- _TASK_: Repeat the entire listing exactly as written.

- _RECORDED DATA_:
• • • • • • •
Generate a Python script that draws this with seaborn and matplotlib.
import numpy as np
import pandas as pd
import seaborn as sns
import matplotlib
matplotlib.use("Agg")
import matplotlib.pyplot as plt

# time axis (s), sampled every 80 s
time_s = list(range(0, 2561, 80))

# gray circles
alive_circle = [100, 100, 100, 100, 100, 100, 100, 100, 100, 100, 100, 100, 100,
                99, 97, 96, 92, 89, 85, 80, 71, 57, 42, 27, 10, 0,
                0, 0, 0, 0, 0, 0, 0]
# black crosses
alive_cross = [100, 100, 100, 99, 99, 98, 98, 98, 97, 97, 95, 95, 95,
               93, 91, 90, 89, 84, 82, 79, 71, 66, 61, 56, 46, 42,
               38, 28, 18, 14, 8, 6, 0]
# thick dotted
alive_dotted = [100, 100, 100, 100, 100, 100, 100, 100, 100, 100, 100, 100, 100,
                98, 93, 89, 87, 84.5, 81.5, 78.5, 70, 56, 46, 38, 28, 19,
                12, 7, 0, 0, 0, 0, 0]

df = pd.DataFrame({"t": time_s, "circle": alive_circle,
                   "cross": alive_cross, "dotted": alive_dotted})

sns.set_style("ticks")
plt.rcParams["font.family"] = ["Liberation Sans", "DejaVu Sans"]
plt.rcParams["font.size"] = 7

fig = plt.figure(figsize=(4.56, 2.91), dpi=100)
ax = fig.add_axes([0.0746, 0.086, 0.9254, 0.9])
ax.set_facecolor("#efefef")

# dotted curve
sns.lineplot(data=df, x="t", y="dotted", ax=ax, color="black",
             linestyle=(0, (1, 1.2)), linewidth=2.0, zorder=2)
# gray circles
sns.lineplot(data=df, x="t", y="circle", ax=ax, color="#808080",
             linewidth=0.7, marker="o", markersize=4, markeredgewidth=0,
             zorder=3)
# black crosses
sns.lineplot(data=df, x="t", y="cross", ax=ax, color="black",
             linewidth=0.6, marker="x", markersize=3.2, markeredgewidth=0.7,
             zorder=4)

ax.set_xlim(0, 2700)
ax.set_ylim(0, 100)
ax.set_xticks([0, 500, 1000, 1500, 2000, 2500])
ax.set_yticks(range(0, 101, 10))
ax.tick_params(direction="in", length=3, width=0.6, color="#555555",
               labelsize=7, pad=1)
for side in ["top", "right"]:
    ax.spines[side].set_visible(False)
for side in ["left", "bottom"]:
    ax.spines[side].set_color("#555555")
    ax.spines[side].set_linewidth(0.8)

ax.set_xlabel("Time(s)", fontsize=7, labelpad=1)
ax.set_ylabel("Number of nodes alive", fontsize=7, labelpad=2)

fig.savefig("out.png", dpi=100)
• • • • • • •
- _RESULT OF THIS TASK_:
Generate a Python script that draws this with seaborn and matplotlib.
import numpy as np
import pandas as pd
import seaborn as sns
import matplotlib
matplotlib.use("Agg")
import matplotlib.pyplot as plt

# time axis (s), sampled every 80 s
time_s = list(range(0, 2561, 80))

# gray circles
alive_circle = [100, 100, 100, 100, 100, 100, 100, 100, 100, 100, 100, 100, 100,
                99, 97, 96, 92, 89, 85, 80, 71, 57, 42, 27, 10, 0,
                0, 0, 0, 0, 0, 0, 0]
# black crosses
alive_cross = [100, 100, 100, 99, 99, 98, 98, 98, 97, 97, 95, 95, 95,
               93, 91, 90, 89, 84, 82, 79, 71, 66, 61, 56, 46, 42,
               38, 28, 18, 14, 8, 6, 0]
# thick dotted
alive_dotted = [100, 100, 100, 100, 100, 100, 100, 100, 100, 100, 100, 100, 100,
                98, 93, 89, 87, 84.5, 81.5, 78.5, 70, 56, 46, 38, 28, 19,
                12, 7, 0, 0, 0, 0, 0]

df = pd.DataFrame({"t": time_s, "circle": alive_circle,
                   "cross": alive_cross, "dotted": alive_dotted})

sns.set_style("ticks")
plt.rcParams["font.family"] = ["Liberation Sans", "DejaVu Sans"]
plt.rcParams["font.size"] = 7

fig = plt.figure(figsize=(4.56, 2.91), dpi=100)
ax = fig.add_axes([0.0746, 0.086, 0.9254, 0.9])
ax.set_facecolor("#efefef")

# dotted curve
sns.lineplot(data=df, x="t", y="dotted", ax=ax, color="black",
             linestyle=(0, (1, 1.2)), linewidth=2.0, zorder=2)
# gray circles
sns.lineplot(data=df, x="t", y="circle", ax=ax, color="#808080",
             linewidth=0.7, marker="o", markersize=4, markeredgewidth=0,
             zorder=3)
# black crosses
sns.lineplot(data=df, x="t", y="cross", ax=ax, color="black",
             linewidth=0.6, marker="x", markersize=3.2, markeredgewidth=0.7,
             zorder=4)

ax.set_xlim(0, 2700)
ax.set_ylim(0, 100)
ax.set_xticks([0, 500, 1000, 1500, 2000, 2500])
ax.set_yticks(range(0, 101, 10))
ax.tick_params(direction="in", length=3, width=0.6, color="#555555",
               labelsize=7, pad=1)
for side in ["top", "right"]:
    ax.spines[side].set_visible(False)
for side in ["left", "bottom"]:
    ax.spines[side].set_color("#555555")
    ax.spines[side].set_linewidth(0.8)

ax.set_xlabel("Time(s)", fontsize=7, labelpad=1)
ax.set_ylabel("Number of nodes alive", fontsize=7, labelpad=2)

fig.savefig("out.png", dpi=100)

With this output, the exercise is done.